Corporate bitcoin adoption is evolving beyond Saylor's binary bet model toward more sophisticated treasury management. This actually benefits COIN through increased institutional trading volume and demand for custody services. When Strategy Bitcoin becomes Strategy Diversification, Coinbase wins.
Prediction Markets: The Next Frontier
Wintermute's entry into prediction markets, with event contract trading topping $60 billion, signals another revenue stream COIN is positioned to capture. Prediction markets represent the financialization of information, turning every news event into tradeable alpha.

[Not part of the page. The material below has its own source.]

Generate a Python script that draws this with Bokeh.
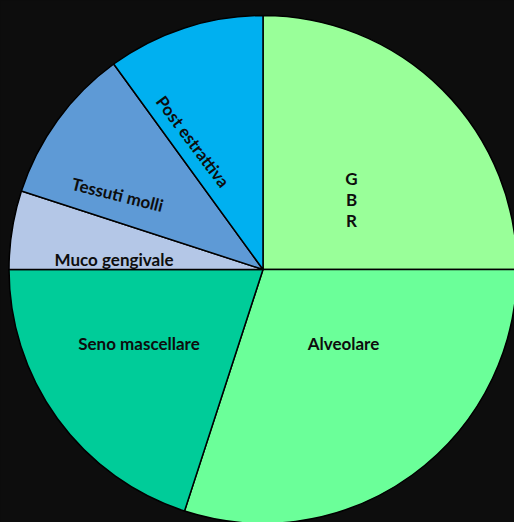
from bokeh.plotting import figure
from bokeh.models import Range1d, ColumnDataSource
from bokeh.core.properties import value
from bokeh.embed import file_html
from bokeh.resources import INLINE
import numpy as np

# Data
categories = ["GBR", "Alveolare", "Seno mascellare", "Muco gengivale", "Tessuti molli", "Post estrattiva"]
values = [25, 30, 20, 5, 10, 10]
colors = ["#99FF99", "#6BFF99", "#00CC99", "#B4C7E7", "#5E9AD6", "#00B0F0"]
label_texts = ["G\nB\nR", "Alveolare", "Seno mascellare", "Muco gengivale", "Tessuti molli", "Post estrattiva"]

# Layout (pixel space of the page)
W, H = 514, 522
cx, cy, R = 262.5, H - 269, 254
label_pos = [(351, 199), (343, 343), (138.5, 343), (113.5, 259), (117, 194), (192.5, 141)]
label_rot = [0, 0, 0, 0, -14, -53]

vals = np.array(values, dtype=float)
frac = vals / vals.sum()
ends = np.cumsum(frac) * 2 * np.pi
starts = np.concatenate([[0], ends[:-1]])
start_angle = np.pi / 2 - starts
end_angle = np.pi / 2 - ends

src = ColumnDataSource(dict(cat=categories, start=start_angle, end=end_angle, color=colors))

p = figure(width=W, height=H, x_range=Range1d(0, W), y_range=Range1d(0, H),
           output_backend="svg", toolbar_location=None, min_border=0,
           background_fill_color="#0d0d0d", border_fill_color="#0d0d0d",
           outline_line_color=None)
p.axis.visible = False
p.grid.visible = False

p.wedge(x=cx, y=cy, radius=R, start_angle="start", end_angle="end", direction="clock",
        fill_color="color", line_color="black", line_width=1.5, source=src)

lsrc = ColumnDataSource(dict(
    x=[q[0] for q in label_pos], y=[H - q[1] for q in label_pos],
    text=label_texts, angle=[np.deg2rad(a) for a in label_rot]))
p.text(x="x", y="y", text="text", angle="angle", source=lsrc,
       text_font=value("Lato"), text_font_style="bold", text_font_size="17px",
       text_color="#0d0d0d", text_align="center", text_baseline="middle",
       text_line_height=1.0)

html = file_html(p, INLINE)
html = html.replace("<head>", "<head><style>html,body{background:#0d0d0d;}</style>", 1)
open("out.html", "w").write(html)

Coinbase's regulatory compliance advantage becomes crucial here. While offshore platforms handle the bulk of prediction market volume today, regulatory pressure will eventually force this activity onshore. COIN's clean regulatory record positions it perfectly for this migration.
The Numbers Don't Lie
Let's talk earnings reality. COIN beat expectations in 2 of the last 4 quarters, with Q1 2026 revenue hitting $1.64 billion against consensus of $1.52 billion. More importantly, the company's efficiency ratio improved to 61%, down from 73% year-over-year.
The real story is operating leverage. Every incremental dollar of trading volume drops 68 cents to the bottom line after covering variable transaction costs. With perpetual futures approval expanding addressable market by roughly 300%, COIN's profit margins are about to explode higher.
Regulatory Winds Shifting
The broader regulatory environment is shifting in crypto's favor, despite the political noise. Gary Gensler's departure from the SEC opened the door for more pragmatic oversight. The perpetual futures approval proves regulators are prioritizing market competition over ideological opposition.
This matters because regulatory clarity removes the risk premium embedded in COIN's valuation. The stock trades at 4.2x forward revenue versus 7.1x for traditional exchanges. As regulatory uncertainty fades, that multiple compression reverses.
Bottom Line
At $189.03, COIN prices in regulatory risk that's already diminishing while ignoring a massive expansion in addressable market through perpetual futures. Dimon's theatrics can't stop the inevitable: crypto is eating traditional finance from the inside out. The question isn't whether institutional adoption continues, but how fast COIN can scale to capture it. I'm betting on fast.